Unless they are back by January 19, “there is no assurance they will be allowed to return to the U.S. and there is a realistic possibility they will be denied re-entry,” he wrote.

Students who are considering studying abroad after that date should consult an immigration lawyer but be aware that there’s a good chance they won’t be able to return to the United States if they’re outside the country after January 20, he wrote.

The university system doesn’t track students by immigration status, so it’s hard to know how many DACA students are studying abroad. But he said he’s aware of only about 10 self-identified undocumented students within the CSU system who are currently studying outside the country. Many more participate throughout the year in short-term, faculty-led study trips.

A Call for Immigration Reform

Across the country, undocumented students are receiving similar advice to come home or delay foreign travel.

Michael A. Olivas, a professor at the University of Houston who teaches immigration law and higher-education law, wrote in an email that he would not recommend that any DACA students travel outside the United States if they plan to return after January 20, “at least until the revisions, if any, become clear.” He is on leave from his law-school job while he serves as interim president of the University of Houston—Downtown.
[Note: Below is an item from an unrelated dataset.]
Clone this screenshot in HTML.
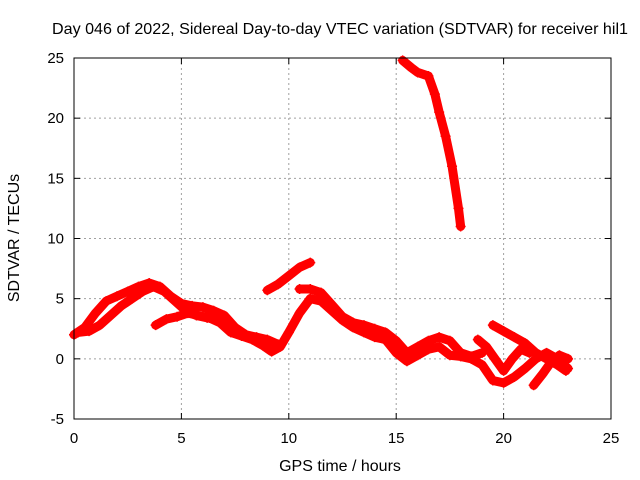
<!DOCTYPE html>
<html><head><meta charset="utf-8"><style>
body{margin:0;background:#fff}
svg{display:block;font-family:"Liberation Sans",sans-serif}
</style></head><body>
<svg id="chart" width="640" height="480">
<text x="340" y="34" text-anchor="middle" font-size="16" textLength="576" lengthAdjust="spacingAndGlyphs">Day 046 of 2022, Sidereal Day-to-day VTEC variation (SDTVAR) for receiver hil1</text>
<text x="340" y="471" text-anchor="middle" font-size="16">GPS time / hours</text>
<text transform="translate(19,238) rotate(-90)" text-anchor="middle" font-size="16">SDTVAR / TECUs</text>
<g id="grid"></g><g id="series"></g><g id="axes"></g>
</svg>
<script>
const xTicks=[0,5,10,15,20,25];
const yTicks=[-5,0,5,10,15,20,25];
const s1x=[0,0.5,1,1.5,2,2.5,3,3.5,4,4.5,5,5.5,6,6.5,7,7.5,8,8.5,9,9.5];
const s1y=[2.0,2.6,3.8,4.8,5.2,5.6,6.0,6.3,6.0,5.2,4.6,4.4,4.3,4.0,3.6,2.6,2.0,1.8,1.6,1.2];
const s2x=[0.2,0.7,1.2,1.7,2.2,2.7,3.2,3.7,4.2,4.7,5.2,5.7,6.2];
const s2y=[2.2,2.3,2.8,3.6,4.4,5.0,5.6,6.0,5.6,4.8,4.0,3.6,3.4];
const s3x=[3.8,4.3,4.8,5.3,5.8,6.3,6.8,7.3,7.8,8.3,8.8,9.2,9.6,10,10.5,11];
const s3y=[2.8,3.3,3.5,3.8,3.6,3.4,3.0,2.2,1.9,1.6,1.1,0.6,1.0,2.2,3.8,5.0];
const s4x=[9,9.5,10,10.5,11];
const s4y=[5.7,6.2,6.9,7.6,8.0];
const s5x=[10.5,11,11.5,12,12.5,13,13.5,14,14.5,15,15.5,16,16.5,17,17.5,18,18.5,19];
const s5y=[5.8,5.8,5.5,4.5,3.5,3.0,2.8,2.5,2.2,1.5,0.5,1.0,1.5,1.8,1.5,0.5,0.2,0.5];
const s6x=[11,11.5,12,12.5,13,13.5,14,14.5,15,15.5,16,16.5,17,17.5,18,18.5,19,19.5,20,20.5,21,21.5,22,22.5,23];
const s6y=[5.0,4.8,4.0,3.2,2.6,2.2,1.8,1.6,0.5,-0.2,0.3,0.8,1.0,0.3,0.2,0.0,-0.5,-1.8,-2.0,-1.5,-0.8,0.0,0.5,0.0,-0.8];
const s7x=[19.5,20,20.5,21,21.5,22,22.5,22.9];
const s7y=[2.8,2.3,1.8,1.3,0.5,0.0,-0.5,-1.0];
const s8x=[18.8,19.2,19.6,20,20.4,20.8,21.2];
const s8y=[1.6,1.0,0.0,-1.0,0.0,0.8,0.5];
const s9x=[21.4,21.8,22.2,22.6,23];
const s9y=[-2.2,-1.3,-0.3,0.3,0.0];
const s10x=[15.3,15.7,16,16.5,16.8,17,17.3,17.6,17.9,18];
const s10y=[24.8,24.2,23.8,23.5,22,20.5,18.5,16,12.5,11];
const seriesX=[s1x,s2x,s3x,s4x,s5x,s6x,s7x,s8x,s9x,s10x];
const seriesY=[s1y,s2y,s3y,s4y,s5y,s6y,s7y,s8y,s9y,s10y];
const L=74,R=611,T=58,B=419;
const X=v=>L+(v-0)/(25-0)*(R-L);
const Y=v=>B-(v+5)/30*(B-T);
const NS="http://www.w3.org/2000/svg";
function mk(tag,a,parent){const e=document.createElementNS(NS,tag);for(const k in a)e.setAttribute(k,a[k]);parent.appendChild(e);return e;}
const grid=document.getElementById('grid'),axes=document.getElementById('axes'),ser=document.getElementById('series');
xTicks.forEach(t=>{
 if(t>0&&t<25){const g=mk('line',{x1:X(t),x2:X(t),y1:T,y2:B,stroke:'#a0a0a0','stroke-dasharray':'2,3'},grid);
 
 }
 mk('line',{x1:X(t),x2:X(t),y1:B,y2:B-6,stroke:'#000'},axes);
 mk('line',{x1:X(t),x2:X(t),y1:T,y2:T+6,stroke:'#000'},axes);
 const tx=mk('text',{x:X(t),y:B+24,'text-anchor':'middle','font-size':'15'},axes);tx.textContent=t;
 
 
});
yTicks.forEach(t=>{
 if(t>-5&&t<25){const g=mk('line',{x1:L,x2:R,y1:Y(t),y2:Y(t),stroke:'#a0a0a0','stroke-dasharray':'2,3'},grid);
 
 }
 mk('line',{x1:L,x2:L+6,y1:Y(t),y2:Y(t),stroke:'#000'},axes);
 mk('line',{x1:R,x2:R-6,y1:Y(t),y2:Y(t),stroke:'#000'},axes);
 const tx=mk('text',{x:L-10,y:Y(t)+5,'text-anchor':'end','font-size':'15'},axes);tx.textContent=t;
 
 
});
const fr=mk('rect',{x:L,y:T,width:R-L,height:B-T,fill:'none',stroke:'#000'},axes);


seriesX.forEach((xs,i)=>{
 const ys=seriesY[i];
 const pts=xs.map((x,j)=>X(x)+','+Y(ys[j])).join(' ');
 const p=mk('polyline',{points:pts,fill:'none',stroke:'#ff0000','stroke-width':'9','stroke-linejoin':'round','stroke-linecap':'round'},ser);
 
 
 xs.forEach((x,j)=>{
  const m=mk('path',{d:`M${X(x)-5},${Y(ys[j])}h10M${X(x)},${Y(ys[j])-5}v10`,stroke:'#ff0000','stroke-width':'1.5'},ser);
  
  
 });
});
</script>
</body></html>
“This is another reason we need Congress to enact immigration reform,” he wrote. “They have kept their part of the bargain, and we should not punish them. We need them, and should act to protect them.”

Among the DACA recipients having to call off plans to study abroad are Mayte Lara, 18, a freshman at the University of Texas at Austin.

She had been excited about a monthlong trip to Beijing, where she hoped to study social entrepreneurship.

She applied for the program just days before the U.S. presidential election, then said her heart sank when she realized Mr. Trump’s election would make it dangerous to leave the country.

Ms. Lara, who was brought to Texas from Guanajuato, Mexico, when she was 3 and graduated as valedictorian of her Austin high-school class, received a text message from the program organizer suggesting that DACA recipients hold off on traveling abroad.

Her DACA permit expires in September 2017.

In Long Beach, Ms. Salinas said this may be her last chance for a long time to leave the United States.

“I’m really looking forward to spending the holidays with my grandparents and getting to know everything I’ve missed in 20 years,” she said. She remembers a volcano that loomed in the distance beyond a green field she passed on her walk to the bus, the coldness of the concrete walls of her house, and the hours spent playing with a cousin with whom she’ll be reunited in a few weeks. “I hope when I arrive,” she said, “it will trigger more memories.”